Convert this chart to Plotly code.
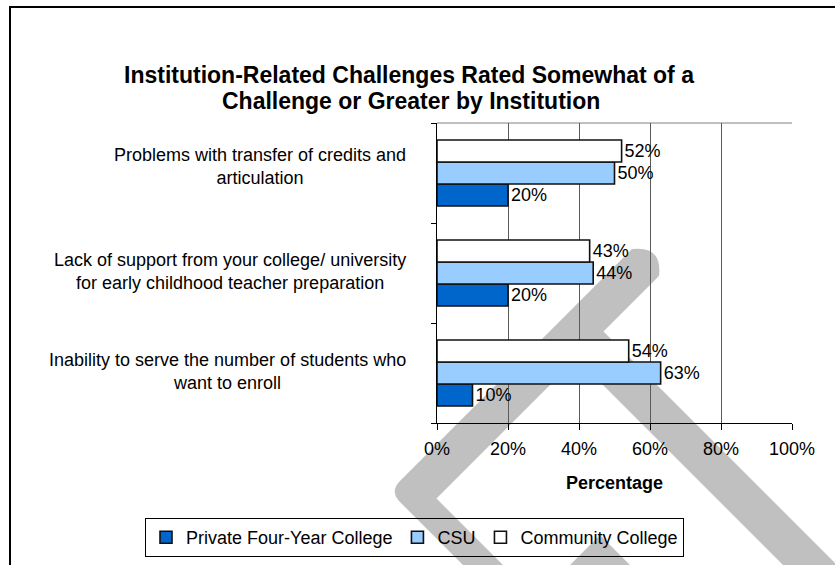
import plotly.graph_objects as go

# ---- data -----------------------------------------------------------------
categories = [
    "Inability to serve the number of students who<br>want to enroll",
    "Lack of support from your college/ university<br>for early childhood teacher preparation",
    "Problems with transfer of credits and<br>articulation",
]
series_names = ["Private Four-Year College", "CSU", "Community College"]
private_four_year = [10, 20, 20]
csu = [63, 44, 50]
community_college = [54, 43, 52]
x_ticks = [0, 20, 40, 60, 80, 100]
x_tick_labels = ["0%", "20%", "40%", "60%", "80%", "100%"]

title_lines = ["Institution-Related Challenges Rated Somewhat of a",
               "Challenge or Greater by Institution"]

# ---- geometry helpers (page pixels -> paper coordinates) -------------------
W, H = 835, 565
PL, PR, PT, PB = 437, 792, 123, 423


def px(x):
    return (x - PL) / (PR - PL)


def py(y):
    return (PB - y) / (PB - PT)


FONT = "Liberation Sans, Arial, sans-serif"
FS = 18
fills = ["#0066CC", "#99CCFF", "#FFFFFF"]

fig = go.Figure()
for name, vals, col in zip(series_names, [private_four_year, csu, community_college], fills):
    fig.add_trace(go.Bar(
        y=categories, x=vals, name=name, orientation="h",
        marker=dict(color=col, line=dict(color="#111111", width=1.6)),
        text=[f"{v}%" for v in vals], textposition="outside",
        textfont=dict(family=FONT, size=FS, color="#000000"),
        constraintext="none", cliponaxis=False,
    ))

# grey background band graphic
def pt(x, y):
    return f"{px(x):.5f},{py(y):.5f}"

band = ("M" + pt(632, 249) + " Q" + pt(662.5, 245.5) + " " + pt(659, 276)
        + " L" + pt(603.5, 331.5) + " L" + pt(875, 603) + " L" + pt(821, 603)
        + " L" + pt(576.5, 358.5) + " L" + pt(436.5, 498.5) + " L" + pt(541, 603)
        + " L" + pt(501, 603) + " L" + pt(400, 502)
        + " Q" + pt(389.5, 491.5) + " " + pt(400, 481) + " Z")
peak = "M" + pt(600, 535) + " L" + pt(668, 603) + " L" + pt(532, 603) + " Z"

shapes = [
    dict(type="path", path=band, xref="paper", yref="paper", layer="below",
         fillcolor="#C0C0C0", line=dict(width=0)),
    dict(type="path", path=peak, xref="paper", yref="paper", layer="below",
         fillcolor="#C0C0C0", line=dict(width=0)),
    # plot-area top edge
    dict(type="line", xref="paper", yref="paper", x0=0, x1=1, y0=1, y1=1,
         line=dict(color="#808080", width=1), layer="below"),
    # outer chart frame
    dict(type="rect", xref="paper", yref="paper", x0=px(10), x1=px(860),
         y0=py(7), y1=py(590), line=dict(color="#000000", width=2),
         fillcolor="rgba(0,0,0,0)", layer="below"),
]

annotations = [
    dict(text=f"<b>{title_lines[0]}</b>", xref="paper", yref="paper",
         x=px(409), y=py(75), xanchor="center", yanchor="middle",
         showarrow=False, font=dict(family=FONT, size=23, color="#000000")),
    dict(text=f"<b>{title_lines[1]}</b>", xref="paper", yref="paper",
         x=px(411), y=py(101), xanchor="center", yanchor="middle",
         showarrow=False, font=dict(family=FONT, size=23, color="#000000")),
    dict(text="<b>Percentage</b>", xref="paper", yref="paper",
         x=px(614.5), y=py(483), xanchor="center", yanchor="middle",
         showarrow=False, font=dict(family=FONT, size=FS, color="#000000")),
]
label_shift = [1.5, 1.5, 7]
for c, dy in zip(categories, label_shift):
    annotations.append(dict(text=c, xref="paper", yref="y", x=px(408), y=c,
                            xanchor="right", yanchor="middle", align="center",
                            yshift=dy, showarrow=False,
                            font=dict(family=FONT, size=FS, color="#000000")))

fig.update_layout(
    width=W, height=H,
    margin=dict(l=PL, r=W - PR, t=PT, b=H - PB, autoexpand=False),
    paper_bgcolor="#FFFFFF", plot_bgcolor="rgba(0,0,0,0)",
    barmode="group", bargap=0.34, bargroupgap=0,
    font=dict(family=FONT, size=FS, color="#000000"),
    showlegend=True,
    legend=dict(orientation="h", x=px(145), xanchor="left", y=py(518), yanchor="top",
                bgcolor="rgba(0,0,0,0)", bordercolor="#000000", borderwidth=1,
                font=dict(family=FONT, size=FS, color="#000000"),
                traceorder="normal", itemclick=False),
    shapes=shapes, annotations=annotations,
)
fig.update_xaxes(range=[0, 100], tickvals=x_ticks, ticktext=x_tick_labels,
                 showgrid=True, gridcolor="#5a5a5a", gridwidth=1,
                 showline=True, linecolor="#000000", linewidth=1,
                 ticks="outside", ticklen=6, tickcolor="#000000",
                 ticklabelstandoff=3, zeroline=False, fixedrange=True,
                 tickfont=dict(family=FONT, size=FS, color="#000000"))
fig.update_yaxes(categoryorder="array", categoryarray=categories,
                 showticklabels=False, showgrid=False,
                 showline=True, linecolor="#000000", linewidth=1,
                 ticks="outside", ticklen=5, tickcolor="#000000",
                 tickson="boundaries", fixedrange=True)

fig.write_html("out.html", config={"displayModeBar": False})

-*-

▸ INSTRUCTIONS FOR THE TASK
Set down the material above as is, without any pictures.

▸ FINISHED ANSWER
Convert this chart to Plotly code.
import plotly.graph_objects as go

# ---- data -----------------------------------------------------------------
categories = [
    "Inability to serve the number of students who<br>want to enroll",
    "Lack of support from your college/ university<br>for early childhood teacher preparation",
    "Problems with transfer of credits and<br>articulation",
]
series_names = ["Private Four-Year College", "CSU", "Community College"]
private_four_year = [10, 20, 20]
csu = [63, 44, 50]
community_college = [54, 43, 52]
x_ticks = [0, 20, 40, 60, 80, 100]
x_tick_labels = ["0%", "20%", "40%", "60%", "80%", "100%"]

title_lines = ["Institution-Related Challenges Rated Somewhat of a",
               "Challenge or Greater by Institution"]

# ---- geometry helpers (page pixels -> paper coordinates) -------------------
W, H = 835, 565
PL, PR, PT, PB = 437, 792, 123, 423


def px(x):
    return (x - PL) / (PR - PL)


def py(y):
    return (PB - y) / (PB - PT)


FONT = "Liberation Sans, Arial, sans-serif"
FS = 18
fills = ["#0066CC", "#99CCFF", "#FFFFFF"]

fig = go.Figure()
for name, vals, col in zip(series_names, [private_four_year, csu, community_college], fills):
    fig.add_trace(go.Bar(
        y=categories, x=vals, name=name, orientation="h",
        marker=dict(color=col, line=dict(color="#111111", width=1.6)),
        text=[f"{v}%" for v in vals], textposition="outside",
        textfont=dict(family=FONT, size=FS, color="#000000"),
        constraintext="none", cliponaxis=False,
    ))

# grey background band graphic
def pt(x, y):
    return f"{px(x):.5f},{py(y):.5f}"

band = ("M" + pt(632, 249) + " Q" + pt(662.5, 245.5) + " " + pt(659, 276)
        + " L" + pt(603.5, 331.5) + " L" + pt(875, 603) + " L" + pt(821, 603)
        + " L" + pt(576.5, 358.5) + " L" + pt(436.5, 498.5) + " L" + pt(541, 603)
        + " L" + pt(501, 603) + " L" + pt(400, 502)
        + " Q" + pt(389.5, 491.5) + " " + pt(400, 481) + " Z")
peak = "M" + pt(600, 535) + " L" + pt(668, 603) + " L" + pt(532, 603) + " Z"

shapes = [
    dict(type="path", path=band, xref="paper", yref="paper", layer="below",
         fillcolor="#C0C0C0", line=dict(width=0)),
    dict(type="path", path=peak, xref="paper", yref="paper", layer="below",
         fillcolor="#C0C0C0", line=dict(width=0)),
    # plot-area top edge
    dict(type="line", xref="paper", yref="paper", x0=0, x1=1, y0=1, y1=1,
         line=dict(color="#808080", width=1), layer="below"),
    # outer chart frame
    dict(type="rect", xref="paper", yref="paper", x0=px(10), x1=px(860),
         y0=py(7), y1=py(590), line=dict(color="#000000", width=2),
         fillcolor="rgba(0,0,0,0)", layer="below"),
]

annotations = [
    dict(text=f"<b>{title_lines[0]}</b>", xref="paper", yref="paper",
         x=px(409), y=py(75), xanchor="center", yanchor="middle",
         showarrow=False, font=dict(family=FONT, size=23, color="#000000")),
    dict(text=f"<b>{title_lines[1]}</b>", xref="paper", yref="paper",
         x=px(411), y=py(101), xanchor="center", yanchor="middle",
         showarrow=False, font=dict(family=FONT, size=23, color="#000000")),
    dict(text="<b>Percentage</b>", xref="paper", yref="paper",
         x=px(614.5), y=py(483), xanchor="center", yanchor="middle",
         showarrow=False, font=dict(family=FONT, size=FS, color="#000000")),
]
label_shift = [1.5, 1.5, 7]
for c, dy in zip(categories, label_shift):
    annotations.append(dict(text=c, xref="paper", yref="y", x=px(408), y=c,
                            xanchor="right", yanchor="middle", align="center",
                            yshift=dy, showarrow=False,
                            font=dict(family=FONT, size=FS, color="#000000")))

fig.update_layout(
    width=W, height=H,
    margin=dict(l=PL, r=W - PR, t=PT, b=H - PB, autoexpand=False),
    paper_bgcolor="#FFFFFF", plot_bgcolor="rgba(0,0,0,0)",
    barmode="group", bargap=0.34, bargroupgap=0,
    font=dict(family=FONT, size=FS, color="#000000"),
    showlegend=True,
    legend=dict(orientation="h", x=px(145), xanchor="left", y=py(518), yanchor="top",
                bgcolor="rgba(0,0,0,0)", bordercolor="#000000", borderwidth=1,
                font=dict(family=FONT, size=FS, color="#000000"),
                traceorder="normal", itemclick=False),
    shapes=shapes, annotations=annotations,
)
fig.update_xaxes(range=[0, 100], tickvals=x_ticks, ticktext=x_tick_labels,
                 showgrid=True, gridcolor="#5a5a5a", gridwidth=1,
                 showline=True, linecolor="#000000", linewidth=1,
                 ticks="outside", ticklen=6, tickcolor="#000000",
                 ticklabelstandoff=3, zeroline=False, fixedrange=True,
                 tickfont=dict(family=FONT, size=FS, color="#000000"))
fig.update_yaxes(categoryorder="array", categoryarray=categories,
                 showticklabels=False, showgrid=False,
                 showline=True, linecolor="#000000", linewidth=1,
                 ticks="outside", ticklen=5, tickcolor="#000000",
                 tickson="boundaries", fixedrange=True)

fig.write_html("out.html", config={"displayModeBar": False})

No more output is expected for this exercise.